Task material -
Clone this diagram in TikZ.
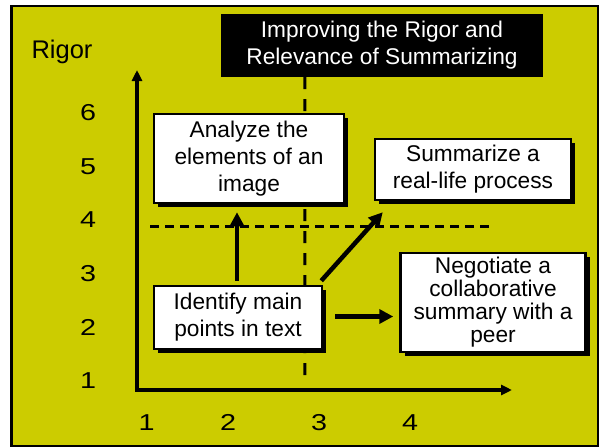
\documentclass[tikz,border=0pt]{standalone}
\usepackage{fontspec}
\setmainfont{Liberation Sans}
\newfontfamily\digitfont[FakeStretch=1.25]{Liberation Sans}
\usetikzlibrary{
  arrows.meta,
  calc,
  positioning,
  shadows
}
\definecolor{slideyellow}{RGB}{204,204,0}
\tikzset{
  axis line/.style={-{Triangle[length=11pt,width=10pt]},line width=3.2pt,draw=black},
  move/.style={-{Triangle[length=14pt,width=14pt]},line width=4.5pt,draw=black},
  guide/.style={line width=3pt,draw=black,dash pattern=on 9pt off 6pt},
  long guide/.style={guide,dash pattern=on 12pt off 10pt},
  stage box/.style={
    draw=black,
    line width=2.5pt,
    fill=white,
    align=center,
    inner sep=0pt,
    drop shadow={shadow xshift=4pt,shadow yshift=-4pt,fill=black,opacity=1}
  },
  title box/.style={fill=black,text=white,align=center,inner sep=0pt},
  ticklabel/.style={inner sep=0pt,font=\digitfont\fontsize{23}{27}\selectfont}
}
\newcommand{\slidefont}{\fontsize{22.7}{27}\selectfont}

\begin{document}
\begin{tikzpicture}[x=1pt,y=-1pt,font=\slidefont]
  \useasboundingbox (0,0) rectangle (600,447);
  % Slide background.
  \draw[line width=2.5pt,fill=slideyellow] (11.5,6) rectangle (598,446);

  % Title and axis name.
  \node[title box,minimum width=322pt,minimum height=63pt] (title) at (382,45.5)
    {Improving the Rigor and\\Relevance of Summarizing};
  \node[anchor=base,inner sep=0pt,font=\fontsize{25.5}{30}\selectfont] (rigor) at (62,58) {Rigor};

  % Axes.
  \coordinate (origin) at (137,390);
  \coordinate (ytip) at (137,70);
  \coordinate (xtip) at (512,390);
  \draw[axis line] ([yshift=-1.6pt]origin) -- (ytip);
  \draw[axis line] ([xshift=-1.6pt]origin) -- (xtip);
  \foreach \v/\y in {6/113,5/166.5,4/220,3/274,2/327.5,1/381} {
    \node[ticklabel] (y\v) at (88,\y) {\v};
  }
  \foreach \v/\x in {1/146.5,2/228,3/319,4/410} {
    \node[ticklabel] (x\v) at (\x,422.5) {\v};
  }

  % Quadrant guides.
  \draw[long guide] ($(title.south west)+(84,0)$) -- (305,380);
  \draw[guide] (150,226) -- (490,226);

  % Tasks.
  \node[stage box,minimum width=190pt,minimum height=89pt] (analyze) at (249,158.5)
    {Analyze the\\elements of an\\image};
  \node[stage box,minimum width=196pt,minimum height=61pt] (summarize) at (473,169.5)
    {Summarize a\\real-life process};
  \node[stage box,minimum width=168pt,minimum height=63pt] (identify) at (238,317.5)
    {Identify main\\points in text};
  \node[stage box,minimum width=185pt,minimum height=99pt,
        font=\fontsize{22.7}{23}\selectfont] (negotiate) at (493,302.5)
    {Negotiate a\\collaborative\\summary with a\\peer};

  % Moves from the starting task.
  \draw[move] ($(identify.north)+(-1,-4)$) -- ($(analyze.south)+(-12,8)$);
  \draw[move] ($(identify.north east)+(-2,-4)$) -- ($(summarize.south west)+(9,11)$);
  \draw[move] ($(identify.east)+(12,-1)$) -- ($(identify.east -| negotiate.west)+(-6,-1)$);
\end{tikzpicture}
\end{document}
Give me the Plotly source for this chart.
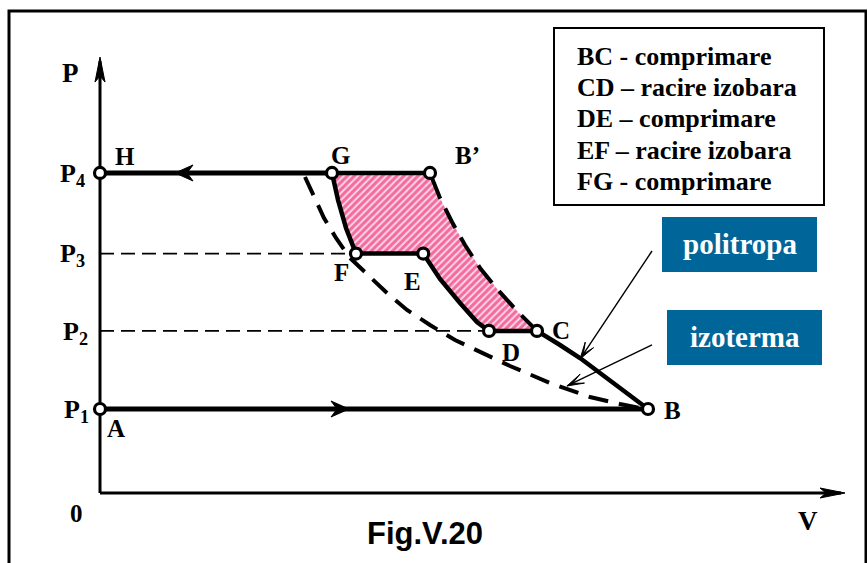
import math
import plotly.graph_objects as go

# ---------------- data (V, P in arbitrary units) ----------------
P_levels = [1.0, 1.93, 2.85, 3.81]
P_labels = ["P<sub>1</sub>", "P<sub>2</sub>", "P<sub>3</sub>", "P<sub>4</sub>"]
P_label_V = [-0.29, -0.31, -0.34, -0.34]

point_names = ["H", "A", "B", "G", "B’", "F", "E", "D", "C"]
point_V = [0.0, 0.0, 6.85, 2.9, 4.125, 3.2, 4.04, 4.8625, 5.4625]
point_P = [3.81, 1.0, 1.0, 3.81, 3.81, 2.85, 2.85, 1.93, 1.93]
label_V = [0.31, 0.20, 7.16, 3.00, 4.59, 3.02, 3.90, 5.14, 5.76]
label_P = [4.01, 0.77, 0.98, 4.02, 4.02, 2.63, 2.52, 1.67, 1.94]

# polytrope B -> C (solid)
poly_solid_V = [6.85, 6.5625, 6.3375, 6.0, 5.75, 5.4625]
poly_solid_P = [1.0, 1.202, 1.357, 1.607, 1.762, 1.93]
# polytrope C -> B' (dashed)
poly_dash_V = [5.4625, 5.2125, 4.975, 4.75, 4.5625, 4.4, 4.25, 4.125]
poly_dash_P = [1.93, 2.167, 2.417, 2.679, 2.952, 3.226, 3.512, 3.81]
# isotherm (dashed)
iso_V = [2.5625, 2.6625, 2.8, 2.95, 3.125, 3.3375, 3.5875, 3.8375, 4.125,
         4.4375, 4.75, 5.125, 5.625, 6.125, 6.5, 6.8125]
iso_P = [3.762, 3.548, 3.274, 3.036, 2.798, 2.607, 2.381, 2.179, 2.0,
         1.821, 1.679, 1.512, 1.310, 1.143, 1.060, 1.0]
# compression F -> G and E -> D
fg_V = [3.2, 3.075, 2.975, 2.9]
fg_P = [2.85, 3.155, 3.488, 3.81]
ed_V = [4.04, 4.25, 4.5, 4.7125, 4.8625]
ed_P = [2.85, 2.548, 2.262, 2.036, 1.93]

legend_lines = ["BC - comprimare", "CD – racire izobara", "DE – comprimare",
                "EF – racire izobara", "FG - comprimare"]
legend_line_P = [5.20, 4.83, 4.46, 4.08, 3.71]
legend_text_V = 5.94
legend_box = [5.675, 3.429, 9.05, 5.536]

callout_texts = ["politropa", "izoterma"]
callout_boxes = [[7.025, 2.631, 8.9625, 3.286], [7.0875, 1.524, 9.025, 2.179]]
callout_tail = [(6.9, 2.881), (6.9, 1.762)]
callout_tip = [(6.0, 1.595), (5.8375, 1.274)]

flow_arrow_tip = [(0.9375, 3.81, -1), (3.1125, 1.0, 1)]   # (V, P, direction)
axis_V_end = 9.3125
axis_P_end = 5.19

# ---------------- layout geometry ----------------
W, H = 867, 563
XR = [-1.25, 9.5875]
YR = [-0.8333, 5.869]
PXV = W / (XR[1] - XR[0])   # px per V unit
PXP = H / (YR[1] - YR[0])   # px per P unit

SERIF = "Liberation Serif, Times New Roman, serif"
BLUE = "#00669a"

fig = go.Figure()

def line(x, y, width=4.5, dash="solid", color="black"):
    fig.add_trace(go.Scatter(x=x, y=y, mode="lines",
                             line=dict(color=color, width=width, dash=dash),
                             hoverinfo="skip"))

def head(tv, tp, dx, dy, length, half, notch, lw=1):
    # arrowhead polygon (pixel sizes) at tip (tv,tp); (dx,dy) unit direction, y up
    px = -dy; py = dx
    pts = [(0, 0),
           (-dx * length + px * half, -dy * length + py * half),
           (-dx * (length - notch), -dy * (length - notch)),
           (-dx * length - px * half, -dy * length - py * half),
           (0, 0)]
    xs = [tv + a / PXV for a, b in pts]
    ys = [tp + b / PXP for a, b in pts]
    fig.add_trace(go.Scatter(x=xs, y=ys, mode="lines", fill="toself",
                             fillcolor="black", line=dict(color="black", width=lw),
                             hoverinfo="skip"))

# hatched work area
area_V = [point_V[3], point_V[4]] + poly_dash_V[::-1] + [point_V[7]] + ed_V[::-1] + [point_V[5]] + fg_V
area_P = [point_P[3], point_P[4]] + poly_dash_P[::-1] + [point_P[7]] + ed_P[::-1] + [point_P[5]] + fg_P
fig.add_trace(go.Scatter(x=area_V, y=area_P, mode="lines", fill="toself",
                         fillcolor="#ffd0e0",
                         fillpattern=dict(shape="/", fgcolor="#e6005c", bgcolor="#ffd6e4",
                                          size=5, solidity=0.6),
                         line=dict(width=0), hoverinfo="skip"))

# thin dashed pressure guides
line([0, point_V[5]], [P_levels[2], P_levels[2]], width=1.6, dash="14px,7px")
line([0, point_V[7]], [P_levels[1], P_levels[1]], width=1.6, dash="14px,7px")

# isotherm and dashed polytrope
line(iso_V, iso_P, width=4, dash="20px,11px")
line(poly_dash_V, poly_dash_P, width=4, dash="22px,11px")

# axes
line([0, 0], [0, axis_P_end - 0.05], width=3)
line([0, axis_V_end - 0.05], [0, 0], width=3)
head(0, axis_P_end, 0, 1, 25, 5, 6)
head(axis_V_end, 0, 1, 0, 25, 5, 6)

# isobars
line([point_V[0], point_V[3]], [P_levels[3], P_levels[3]], width=5)
line([point_V[3], point_V[4]], [P_levels[3], P_levels[3]], width=4.5)
line([point_V[1], point_V[2]], [P_levels[0], P_levels[0]], width=5)
line([point_V[5], point_V[6]], [P_levels[2], P_levels[2]], width=4.5)
line([point_V[7], point_V[8]], [P_levels[1], P_levels[1]], width=4.5)
for tv, tp, d in flow_arrow_tip:
    head(tv, tp, d, 0, 18, 8, 6)

# compression curves
line(poly_solid_V, poly_solid_P, width=4.5)
line(fg_V, fg_P, width=4.5)
line(ed_V, ed_P, width=4.5)

# callout arrows
for (tx, ty), (hx, hy) in zip(callout_tail, callout_tip):
    line([tx, hx], [ty, hy], width=1.4)
    ddx = (hx - tx) * PXV
    ddy = (hy - ty) * PXP
    n = math.hypot(ddx, ddy)
    head(hx, hy, ddx / n, ddy / n, 17, 5, 11, lw=1)

# state points
fig.add_trace(go.Scatter(x=point_V, y=point_P, mode="markers",
                         marker=dict(size=11, color="white",
                                     line=dict(color="black", width=3.2)),
                         hoverinfo="skip"))

ann = []
def txt(x, y, s, size=26, family=SERIF, color="black", xanchor="center"):
    ann.append(dict(x=x, y=y, xref="x", yref="y", text="<b>" + s + "</b>",
                    showarrow=False, xanchor=xanchor, yanchor="middle",
                    font=dict(family=family, size=size, color=color)))

for n_, x, y in zip(point_names, label_V, label_P):
    txt(x, y, n_, size=25)
for s, x, y in zip(P_labels, P_label_V, P_levels):
    txt(x, y - 0.02, s, size=26)
txt(-0.375, 5.0, "P", size=27)
txt(8.85, -0.33, "V", size=27)
txt(-0.29, -0.24, "0", size=25)
txt(4.06, -0.48, "Fig.V.20", size=31,
    family="Liberation Sans, Arial, sans-serif")

for s, y in zip(legend_lines, legend_line_P):
    txt(legend_text_V, y, s, size=26, xanchor="left")

shapes = [
    dict(type="rect", xref="paper", yref="paper", x0=9 / W, x1=866 / W,
         y0=-0.05, y1=1 - 11 / H, line=dict(color="black", width=3)),
    dict(type="rect", xref="x", yref="y", x0=legend_box[0], y0=legend_box[1],
         x1=legend_box[2], y1=legend_box[3], line=dict(color="black", width=2),
         fillcolor="white", layer="below"),
]
for (x0, y0, x1, y1), s in zip(callout_boxes, callout_texts):
    shapes.append(dict(type="rect", xref="x", yref="y", x0=x0, y0=y0, x1=x1, y1=y1,
                       line=dict(width=0), fillcolor=BLUE, layer="below"))
    txt((x0 + x1) / 2, (y0 + y1) / 2, s, size=29, color="white")

fig.update_layout(
    width=W, height=H, margin=dict(l=0, r=0, t=0, b=0),
    paper_bgcolor="white", plot_bgcolor="rgba(0,0,0,0)", showlegend=False,
    xaxis=dict(range=XR, visible=False, fixedrange=True),
    yaxis=dict(range=YR, visible=False, fixedrange=True),
    shapes=shapes, annotations=ann,
)

fig.write_html("out.html", config={"displayModeBar": False},
               post_script="document.body.style.margin='0';document.body.style.overflow='hidden';")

Your objective -
Extract the part of the records that opens with the line containing "Give me the Plotly source for this chart." and closes with the line containing "label_P = [4.01, 0.77, 0.98, 4.02, 4.02, 2.63, 2.52, 1.67, 1.94]". Take only those lines, exactly, and no pictures.

Output below -
Give me the Plotly source for this chart.
import math
import plotly.graph_objects as go

# ---------------- data (V, P in arbitrary units) ----------------
P_levels = [1.0, 1.93, 2.85, 3.81]
P_labels = ["P<sub>1</sub>", "P<sub>2</sub>", "P<sub>3</sub>", "P<sub>4</sub>"]
P_label_V = [-0.29, -0.31, -0.34, -0.34]

point_names = ["H", "A", "B", "G", "B’", "F", "E", "D", "C"]
point_V = [0.0, 0.0, 6.85, 2.9, 4.125, 3.2, 4.04, 4.8625, 5.4625]
point_P = [3.81, 1.0, 1.0, 3.81, 3.81, 2.85, 2.85, 1.93, 1.93]
label_V = [0.31, 0.20, 7.16, 3.00, 4.59, 3.02, 3.90, 5.14, 5.76]
label_P = [4.01, 0.77, 0.98, 4.02, 4.02, 2.63, 2.52, 1.67, 1.94]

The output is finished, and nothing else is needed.